彼とは1988年のモーリス・ワーム事件の際に連絡しあって以来の仲で、これまで2冊の著書の邦訳を手伝ったが、『ハッカーズ』の著者スティーブン・レヴィーやホールアースの関係者ともたびたび一緒に会うこともあり、まだ正体のわからないデジタル社会の本当の姿にするどく切り込む姿にいつも敬服している。本作は、前々作の『パソコン創世「第3の神話」』の主役となったダグラス・エンゲルバートに捧げられており、20世紀最大のイノベーションの奇跡とビジネス創成の象徴のようなシリコンバレーの本当の秘密を探ろうと200時間近くも本人とインタビューして書かれた傑作だ。訳していると、ブランドと彼が語り合っている声がそのまま聞こえてくるような文章に、自分も一緒に参加しているような気になった。
彼は学者のようにブランドが記録していた資料をすべて読み込み、コンピューター歴史博物館などを渉猟しながら、ブランドの偉大さに打たれるも賛美することなく公平な覚めた目で、ブランドの不都合な現実にも光を当てている。エンゲルバートからブランドまでのシリコンバレーの奥庭の風景を描き切ったいま、いずれ出されるはずの作品で20世紀最大のイノベーションを起こし、工業時代を情報時代に転換した時代の節目の全体像を明らかにしてほしいものだ。
ホールアースの持つインパクト
「ホールアース・カタログ」が出て55年が経過し、たかが若者やオタクの趣味だと思われていたパソコンやネットが急速に普及してデジタル革命が起き、世界は様変わりした。もはやこれらなしに、政治も経済も社会問題も個人の生活も考えられないし、その先にはAIが人類の知を上回って、それらのツールが逆に人類を支配するのではないかという懸念さえも聞かれる。AI時代には世間では、どんなアプリを使えば何ができるかと、実用性ばかりが話題になるが、そこにはそもそもなぜこうした革命が起こったか、なぜデジタルなのかを問う基本的な問題意識が欠けている。
最近、デジタルというものの持つ限界について、その周辺環境として存在するアナログについて論じる、ジョージ・ダイソンの『アナロジア』の邦訳をお手伝いした。
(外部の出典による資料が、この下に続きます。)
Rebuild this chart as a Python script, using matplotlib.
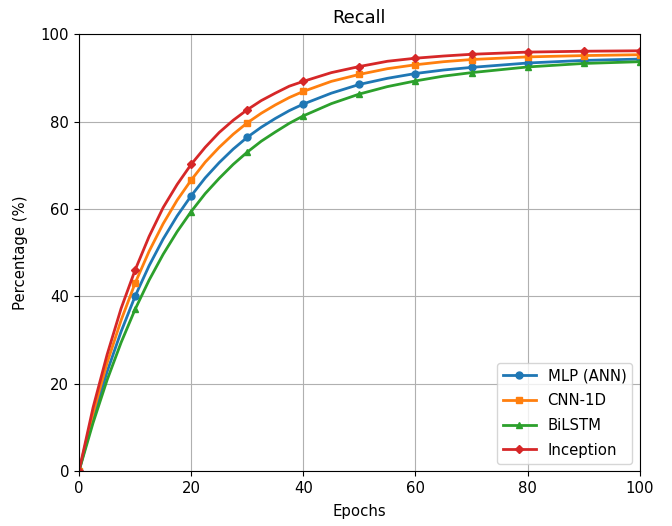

デジタルという言語アルゴリズムを基本にしたテクノロジーと、それだけでは理解できない言語化できない知を扱うアナログは、人工(デジタル)と自然(アナログ)のようにも対比でき、デジタル万能主義の吹き荒れる昨今の世界に一石を投じる本だった。
アナログやアナロジアという言葉の祖先である「アナロゴス」(Ανάλογος)はギリシャ時代に物事の類比や比較を意味するものとしてあり、現在でもアナロジーなどの派生語が使われており、古代からの人々が視覚的で幾何学的なパターンから自然を理解する方法として定着していた。現在のアナログの反語と考えられるデジタルという言葉はコンピューター時代以降に普及した新語だが、ギリシャ時代にもデジタルを指す、物事を区別して名前を付けて整然と分類する「カタロゴス」(Κατάλογος)という言葉があった。それこそ現在のカタログという言葉の祖先であり、つまりアナログという概念の元々の反語は、デジタルではなくカタログだったのだ。
そのカタログという言葉を前面に出して作られた「ホールアース・カタログ」は、まさに地球全体かつわれわれの存在自体をデジタル化する、という世紀のマニフェストだったのではないか。カタログが火をつけたカウンターカルチャーやパソコンやネット、シリコンバレーといったデジタル化のトレンドが、まさに20世紀から21世紀に至るわれわれのリアリティーを180度転換し、近代の主張した中心主義的な地動説的世界を、個人を中心に捉え直した新しい天動説的世界に読み替え、その調和を図ろうとしているのだ。
そう考えるなら、スチュアート・ブランドの起こした「ホールアース革命」とも言うべき何かは、コペルニクスの仕掛けた近代への転換点に匹敵する意味を持つのではないだろうか。そういう視点から本書に向かっていただければ、人類の次の1万年に目を向けたブランドという人の奇抜な発想も、なまじ荒唐無稽なものとも言えないのではないかと思えてくる。
本書では、「全地球」とも訳せる「Whole Earth」という言葉を、ブランドが夢見た新しい一つの概念として「ホールアース」という一語で表現したことをお断りしておく。それはただ単に地球全体が写った写真のことではなく、人類が地球人としての自らの存在に気づいた一つの新しい時代の転換点を示す概念であり象徴でもあると解釈したからだ。
ホールアースは、太陽などの大きな存在を中心に人間をその従属物にした近代を超えて、地球という名のわれわれ人類の一人一人が宇宙の中心にいるという、新たな宇宙観を図らずしも示唆した、革命的な言葉だったのだ。